Fondées en 1949 avec l'éditeur Bordas, les reliures Brun affrontent un avenir des plus incertains. L'imprimeur Maury, leur voisin à Malesherbes et seul repreneur potentiel, a en effet retiré son offre le 22 novembre. Le tribunal de commerce de Nanterre cherche encore un nouveau sursis pour l'entreprise en liquidation depuis le 29 septembre. La solution pourrait venir d'un collectif d'imprimeurs. C'est le dernier épisode d'une série de défaillances qui frappent depuis quelques années les entreprises de façonnage-reliure. Elles sont à la fois victimes des caractéristiques du marché français, où le livre relié n'apparaît pas légitime en littérature générale, de la baisse générale des tonnages de fabrication (- 10 % l'an dernier, - 23 % depuis trois ans), et de la concurrence des imprimeurs qui proposent une chaîne de fabrication complète aux éditeurs.
Sévère reformatage
La Société industrielle de reliure et de cartonnage (Sirc) à Marigny-le-Châtel, dans l'Aube, relieur du Larousse et seule autre grande entreprise de ce secteur avec Brun, a échappé à la disparition en juin mais au prix d'un sévère reformatage : elle ne compte plus que 88 salariés, contre 217 avant la reprise conduite par Florence Maurice, ancienne directrice de la division graphique de Kodak France. Elle a réuni un financement apporté par des clients de la Sirc, des imprimeurs et des industriels de la région, complété de l'aide des pouvoirs publics. Les effectifs de Brun ont aussi été divisés par deux, mais progressivement : en 2004, dernière année bénéficiaire, la société comptait encore 230 salariés, qui avaient réalisé 23,2 millions d'euros de CA. En 2009 (dernier bilan disponible), le nombre de salariés est tombé à 115, pour 11 millions d'euros de chiffre d'affaires et 1,7 million d'euros de pertes.

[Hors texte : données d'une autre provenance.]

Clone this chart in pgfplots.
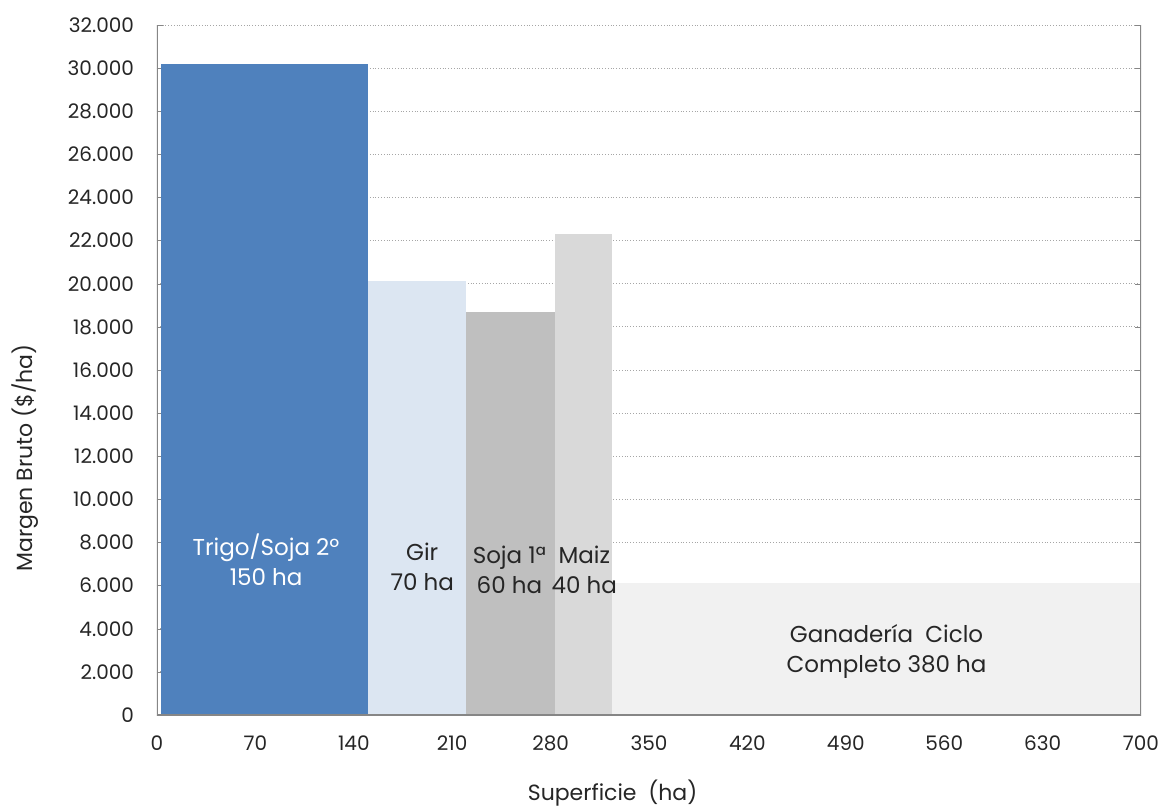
\documentclass[border=0pt]{standalone}
\usepackage{fontspec}
\setmainfont{Poppins}
\usepackage{pgfplots}
\pgfplotsset{compat=1.18}
\definecolor{cTrigo}{HTML}{4F81BD}
\definecolor{cGir}{HTML}{DCE6F2}
\definecolor{cSoja}{HTML}{BFBFBF}
\definecolor{cMaiz}{HTML}{D9D9D9}
\definecolor{cGan}{HTML}{F1F1F1}
\definecolor{axgray}{HTML}{868686}
\definecolor{txt}{HTML}{262626}
\newcommand{\lbl}{\fontsize{11.5}{15}\selectfont}
\begin{document}
\begin{tikzpicture}
\begin{axis}[
  at={(0,0)}, anchor=south west,
  scale only axis, width=492pt, height=345pt,
  xmin=0, xmax=700, ymin=0, ymax=32000,
  xtick distance=70, ytick distance=2000,
  scaled ticks=false,
  /pgf/number format/1000 sep={.},
  /pgf/number format/assume math mode=true,
  ticklabel style={font=\fontsize{10}{12}\selectfont, text=txt},
  yticklabel style={xshift=-8pt},
  xticklabel style={yshift=-7pt},
  ymajorgrids, grid style={densely dotted, gray!70, line width=0.5pt},
  axis line style={draw=none},
  ytick style={axgray}, xtick style={draw=none},
  tick align=inside, major tick length=3pt,
  xlabel={Superficie\ \ (ha)}, ylabel={Margen Bruto (\$/ha)},
  every axis x label/.style={at={(axis description cs:0.463,-0.113)}, anchor=center, font=\fontsize{11}{13}\selectfont, text=txt},
  every axis y label/.style={at={(axis description cs:-0.134,0.3725)}, rotate=90, anchor=center, font=\fontsize{11}{13}\selectfont, text=txt},
]
\addplot[draw=none, fill=cTrigo] coordinates {(3,0) (3,30200) (150,30200) (150,0)} -- cycle;
\addplot[draw=none, fill=cGir] coordinates {(150,0) (150,20150) (220,20150) (220,0)} -- cycle;
\addplot[draw=none, fill=cSoja] coordinates {(220,0) (220,18700) (283,18700) (283,0)} -- cycle;
\addplot[draw=none, fill=cMaiz] coordinates {(283,0) (283,22300) (324,22300) (324,0)} -- cycle;
\addplot[draw=none, fill=cGan] coordinates {(324,0) (324,6100) (700,6100) (700,0)} -- cycle;
\draw[axgray, line width=0.75pt] (rel axis cs:0,1) -- (rel axis cs:0,0) -- (rel axis cs:1,0) -- (rel axis cs:1,1);
\node[text=white, align=center, font=\lbl] at (axis cs:77.6,7190) {Trigo/Soja 2º\\150 ha};
\node[text=txt, align=center, font=\lbl] at (axis cs:188.7,6865) {Gir\\70 ha};
\node[text=txt, align=center, font=\lbl] at (axis cs:250.7,6725) {Soja 1ª\\60 ha};
\node[text=txt, align=center, font=\lbl] at (axis cs:304,6725) {Maiz\\40 ha};
\node[text=txt, align=center, font=\lbl] at (axis cs:519,2968) {Ganadería\ \ Ciclo\\Completo 380 ha};
\end{axis}
\pgfresetboundingbox
\path (-78.5pt,-45pt) rectangle (502pt,357.5pt);
\end{tikzpicture}
\end{document}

Les relieurs français se trouvent en terre inhospitalière. Contrairement aux autres marchés, la quasi-totalité de la littérature générale est publiée dès le premier tirage en livres brochés. La production se concentre donc sur les livres en quadrichromie. Mais nombre de beaux livres sont imprimés en Asie, en Italie ou en Espagne, et la finition est évidemment faite sur place. Pour le pratique, la BD, le scolaire, les imprimeurs français se sont équipés des chaînes de reliure, court-circuitant ainsi les façonniers.
"Deux prestataires au lieu d'un représentent un risque supplémentaire : leurs plannings sont presque toujours déconnectés, et un retard de 24 heures chez l'imprimeur peut entraîner un décalage de livraison de trois jours si les machines du relieur ne sont plus disponibles quand les palettes de feuilles arrivent chez lui. Le transport prend de toute façon du temps, et présente un risque de maculage", explique Yves Lhommée, directeur de la fabrication de Flammarion.
Les éditeurs préfèrent donc n'avoir qu'un interlocuteur, qui simplifiera la gestion de leur fabrication. C'est ce qu'ont bien compris Pollina, en expansion continue depuis sa création à Luçon (Vendée), ou encore Loire Offset Titoulet à Saint-Etienne (Loire), entreprise née de la fusion d'un imprimeur et d'un relieur, qui vient d'achever le regroupement de toute sa fabrication dans un seul bâtiment de 21 000 m2. "Nous gagnons du temps, même si nos deux sites n'étaient distants que d'une dizaine de kilomètres : le façonnage peut commencer alors que l'impression n'est pas complètement terminée. Et nous assurons une meilleure qualité de travail à nos clients grâce à la relation directe entre les équipes, qui permet de régler immédiatement d'éventuels problèmes", explique Philippe Reymondier, P-DG de l'entreprise. En revanche, l'Imprimerie moderne de l'Est (IME) a renoncé à investir dans la reliure, estimant la rentabilisation impossible en raison de prix trop bas.
Disparitions
Brun, filiale de Qualibris, appartient à un groupe qui compte bien des imprimeries (Jean Lamour, Clerc, Hérissey, France Quercy), mais sur d'autres sites. Le groupe traîne aussi les conditions de sa constitution à base d'endettement en 2004. Sa filiale reliure, qui travaille beaucoup pour Hachette Livre (auparavant client de la Sirc), a dû affronter l'essoufflement du marché des livres vendus avec la presse, le plus souvent reliés, et à la disparition ou à la baisse de production de clients importants (Quid, Universalis, Reader's Digest).
Les productions exceptionnelles en dimension, tel le Who's who, ou en volume, tels les dictionnaires ou les manuels scolaires, que ces relieurs spécialisés peuvent assurer grâce à leur équipement, sont toutefois trop rares ou trop saisonnières pour constituer une activité continue. Les petites unités plus spécialisées, comme Babouot ("Bibliothèque de la Pléiade", bibles), semblent mieux résister. C'est le pari de Façonnage du Maine, à Chambray-lès-Tours (Indre-et-Loire), qui a repris l'ancien atelier de reliure et une vingtaine de salariés de Mame avec l'aide de Jouve.